Houve uma escadinha, com trigo e pêros e o meu tio Humberto trouxe um ananás dos Açores, que ficou na fruteira do quarto de jantar. Acho que esse foi o último ano em que o aroma da fruta se confundiu com a cera no soalho e o cheiro dos junquilhos. Foi também o último ano em que estivemos todos à mesa para comer galinha guisada. O meu pai adormeceu a ver televisão, a minha mãe passou a tarde a lavar a loiça e já não sei bem o que fizemos, o meu irmão e eu. Se calhar fomos dar bombas. Ou melhor, o meu irmão foi dar bombas, eu terei feito claque.

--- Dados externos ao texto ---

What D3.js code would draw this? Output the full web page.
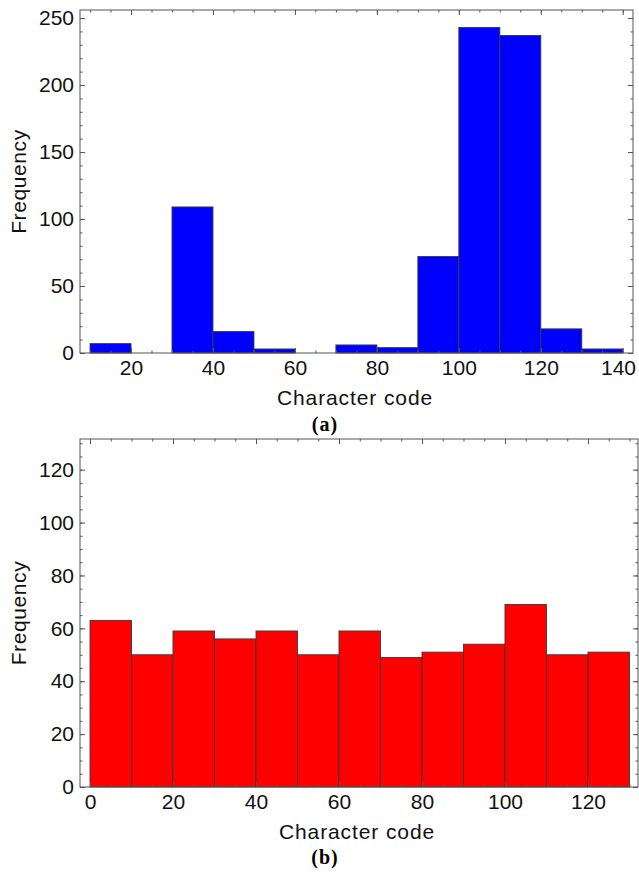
<!DOCTYPE html>
<html lang="en">
<head>
    <meta charset="UTF-8">
    <title>Character code histograms</title>
    <script src="https://d3js.org/d3.v7.min.js"></script>
    <style>
        body { margin: 0; background: #fff; }
        .tick text { font-family: "Liberation Sans", Arial, sans-serif; font-size: 21px; fill: #111; }
        .tick line { stroke: #555; }
    </style>
</head>
<body>
    <svg id="hists"></svg>
    <script>
        // (a) original text: bins of width 10 starting at binStartA
        var binStartA = [10, 20, 30, 40, 50, 60, 70, 80, 90, 100, 110, 120, 130];
        var countsA   = [7, 0, 109, 16, 3, 0, 6, 4, 72, 243, 237, 18, 3];
        var xTicksA   = [20, 40, 60, 80, 100, 120, 140];
        var yTicksA   = [0, 50, 100, 150, 200, 250];

        // (b) encrypted text
        var binStartB = [0, 10, 20, 30, 40, 50, 60, 70, 80, 90, 100, 110, 120];
        var countsB   = [63, 50, 59, 56, 59, 50, 59, 49, 51, 54, 69, 50, 51];
        var xTicksB   = [0, 20, 40, 60, 80, 100, 120];
        var yTicksB   = [0, 20, 40, 60, 80, 100, 120];

        var binWidth = 10;

        var svg = d3.select("#hists")
                    .attr("width", 639)
                    .attr("height", 875);

        function drawHist(cfg) {
            var data = cfg.starts.map(function(s, i) { return { x0: s, x1: s + binWidth, n: cfg.counts[i] }; })
                                 .filter(function(d) { return d.n > 0; });

            var x = d3.scaleLinear().domain(cfg.xDomain).range([cfg.left, cfg.right]);
            var y = d3.scaleLinear().domain(cfg.yDomain).range([cfg.bottom, cfg.top]);

            var g = svg.append("g");

            g.selectAll("rect.bar")
             .data(data)
             .enter().append("rect")
             .attr("class", "bar")
             .attr("x", function(d) { return x(d.x0); })
             .attr("y", function(d) { return y(d.n); })
             .attr("width", function(d) { return x(d.x1) - x(d.x0); })
             .attr("height", function(d) { return y(0) - y(d.n); })
             .attr("fill", cfg.color)
             .attr("stroke", "#3a3a3a")
             .attr("stroke-width", 0.9);

            // frame
            g.append("rect")
             .attr("x", cfg.left)
             .attr("y", cfg.top)
             .attr("width", cfg.right - cfg.left)
             .attr("height", cfg.bottom - cfg.top)
             .attr("fill", "none")
             .attr("stroke", "#555")
             .attr("stroke-width", 1);

            function noDomain(sel) { sel.select(".domain").remove(); }

            // bottom + left labelled ticks, pointing inward
            var xAxis = g.append("g")
             .attr("transform", "translate(0," + cfg.bottom + ")")
             .call(d3.axisBottom(x).tickValues(cfg.xTicks).tickSize(-5).tickPadding(7).tickFormat(d3.format("d")))
             .call(noDomain);
            // keep the rightmost label inside the page
            xAxis.selectAll(".tick text")
                 .attr("dx", function(d) { return x(d) + 20 > 639 ? -(x(d) + 20 - 638) : 0; });
            g.append("g")
             .attr("transform", "translate(0," + cfg.bottom + ")")
             .call(d3.axisBottom(x).tickValues(cfg.xMinor).tickSize(-2.5).tickFormat(""))
             .call(noDomain);

            g.append("g")
             .attr("transform", "translate(" + cfg.left + ",0)")
             .call(d3.axisLeft(y).tickValues(cfg.yTicks).tickSize(-5).tickPadding(6).tickFormat(d3.format("d")))
             .call(noDomain);
            g.append("g")
             .attr("transform", "translate(" + cfg.left + ",0)")
             .call(d3.axisLeft(y).tickValues(cfg.yMinor).tickSize(-2.5).tickFormat(""))
             .call(noDomain);

            // top + right ticks without labels
            g.append("g")
             .attr("transform", "translate(0," + cfg.top + ")")
             .call(d3.axisTop(x).tickValues(cfg.xTicks).tickSize(-5).tickFormat(""))
             .call(noDomain);
            g.append("g")
             .attr("transform", "translate(0," + cfg.top + ")")
             .call(d3.axisTop(x).tickValues(cfg.xMinor).tickSize(-2.5).tickFormat(""))
             .call(noDomain);
            g.append("g")
             .attr("transform", "translate(" + cfg.right + ",0)")
             .call(d3.axisRight(y).tickValues(cfg.yTicks).tickSize(-5).tickFormat(""))
             .call(noDomain);
            g.append("g")
             .attr("transform", "translate(" + cfg.right + ",0)")
             .call(d3.axisRight(y).tickValues(cfg.yMinor).tickSize(-2.5).tickFormat(""))
             .call(noDomain);

            g.append("text")
             .attr("x", cfg.xLabelX)
             .attr("y", cfg.bottom + 52)
             .attr("text-anchor", "middle")
             .attr("font-family", "Liberation Sans, Arial, sans-serif")
             .attr("font-size", "21px")
             .attr("letter-spacing", "0.9px")
             .attr("fill", "#111")
             .text("Character code");

            g.append("text")
             .attr("transform", "translate(26," + ((cfg.top + cfg.bottom) / 2) + ") rotate(-90)")
             .attr("text-anchor", "middle")
             .attr("font-family", "Liberation Sans, Arial, sans-serif")
             .attr("font-size", "21px")
             .attr("letter-spacing", "0.6px")
             .attr("fill", "#111")
             .text("Frequency");

            g.append("text")
             .attr("x", 325)
             .attr("y", cfg.captionY)
             .attr("text-anchor", "middle")
             .attr("font-family", "Liberation Serif, Times New Roman, serif")
             .attr("font-weight", "bold")
             .attr("font-size", "20px")
             .attr("letter-spacing", "1px")
             .attr("fill", "#000")
             .text(cfg.caption);
        }

        drawHist({
            starts: binStartA, counts: countsA, color: "#0000ff",
            xDomain: [7.55, 142.5], yDomain: [0, 256],
            left: 80, right: 633, top: 10, bottom: 353,
            xTicks: xTicksA, xMinor: d3.range(10, 141, 5),
            yTicks: yTicksA, yMinor: d3.range(0, 256, 10),
            xLabelX: 355, captionY: 431, caption: "(a)"
        });

        drawHist({
            starts: binStartB, counts: countsB, color: "#ff0000",
            xDomain: [-2.41, 132.05], yDomain: [0, 131.6],
            left: 80, right: 638, top: 439, bottom: 787,
            xTicks: xTicksB, xMinor: d3.range(0, 131, 5),
            yTicks: yTicksB, yMinor: d3.range(0, 131, 5),
            xLabelX: 357, captionY: 864, caption: "(b)"
        });
    </script>
</body>
</html>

A tarde acabou em casa das minhas tias, de volta da mesa, a comer azeitonas e broas, com a televisão ligada no telejornal e várias conversas, umas por cima das outras, mas todos aliviados por mim, por já não estar doente e não carregar aquela espécie de maldição, por não a trazer para o Natal e por haver esperança. Nessa Festa, até a minha tia Alice teve de rever a ideia sobre a nossa falta de sorte, que eu estava ali, igual ao que sempre fora, com o mesmo apetite e de nariz no ar.

E, nessa noite, quando dei o braço à minha mãe e fizemos o caminho até casa, a vida pareceu certa e direita. Eu não tinha postais para mandar de capitais europeias, nem tinha chegado ainda o momento de partilhar aqueles meses de quimioterapia, de cancro e de pensamentos sombrios, mas estava viva, tinha uma família, uma casa e uma cama confortável. E isso era muito, até para uma miúda de 23 anos.